Mr Rainor, a 50-year-old computer software writer, has yet to find a publisher for his book, which should become a useful handbook for bona fide immigrants looking for a way around this country's arbitrary and unforgiving immigration laws. He succeeded by temporarily relocating to another EU country last year. Mr Rainor's experience and the difficulties faced by tens of thousands of would-be immigrants to the UK suggests that Charles Wardle's vision of EU law opening the floodgates of immigration is wide of the mark.

British law does not automatically give right to the foreign husbands or wives of British citizens to reside here; they must prove to often hostile immigration officials the validity of their marriage. After a humiliating interview behind a security screen in the British embassy in Manila, Mr Rainor's wife, Alice, was refused permission to come to the UK on the grounds that her marriage was bogus.

After he returned to the UK, Mr Rainor then faced the prospect of an indefinite wait while appealing to the Home Office. With the help of the Aire Centre, a human rights organisation based in Brixton, London, he discovered that by relocating to the Netherlands (or any other EU country) for about six months, he could bring his wife to the UK.

In moving country as a self-employed person, Mr Rainor and his wife were covered under the freedom of movement aspects of EU law rather than the narrow requirements of British immigration law. EU law allows employees, students and the self-employed to move country at will, with their spouses of whatever nationality.

Six months later, the Home Office had no option but to accept the rights they had gained under EU law. It approved their return. They now live in Sale, near Manchester, and have just had a baby. Mr Rainor was fortunate because he was self-employed and could move his computer software company to the Netherlands for a short period.

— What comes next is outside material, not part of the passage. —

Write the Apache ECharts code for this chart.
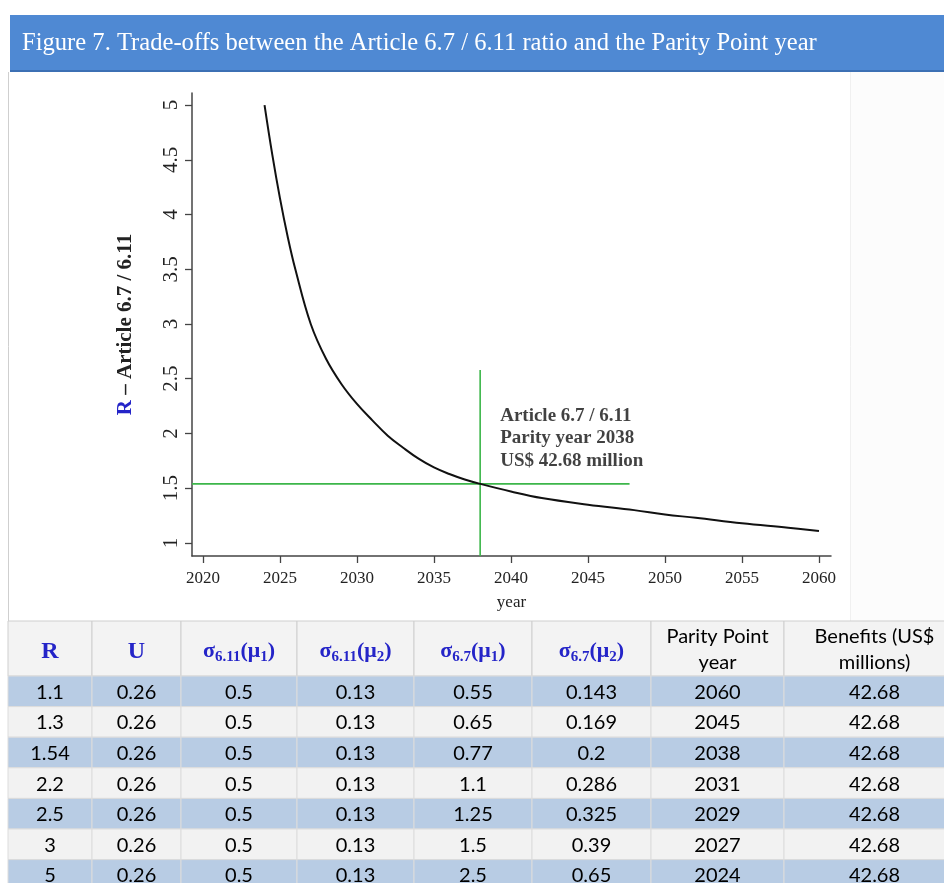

"I know of lots of other people who are still waiting to be united with their foreign-born wife or husband, three years after they married," he says.

Lawyers at the Joint Council for the Welfare of Immigrants increasingly turn to the rights established by the Single European Act to get permission for non-EU nationals living on the Continent to come to the UK. There are more than 8 million non-EU nationals living in Europe, but they must still apply for visas to travel between countries, a costly and time- consuming process.

In one case under review, a Tunisian businessman who is resident in France has discovered a lucrative market for the ceramics he imports in the UK but is having to obtain visas to do business here.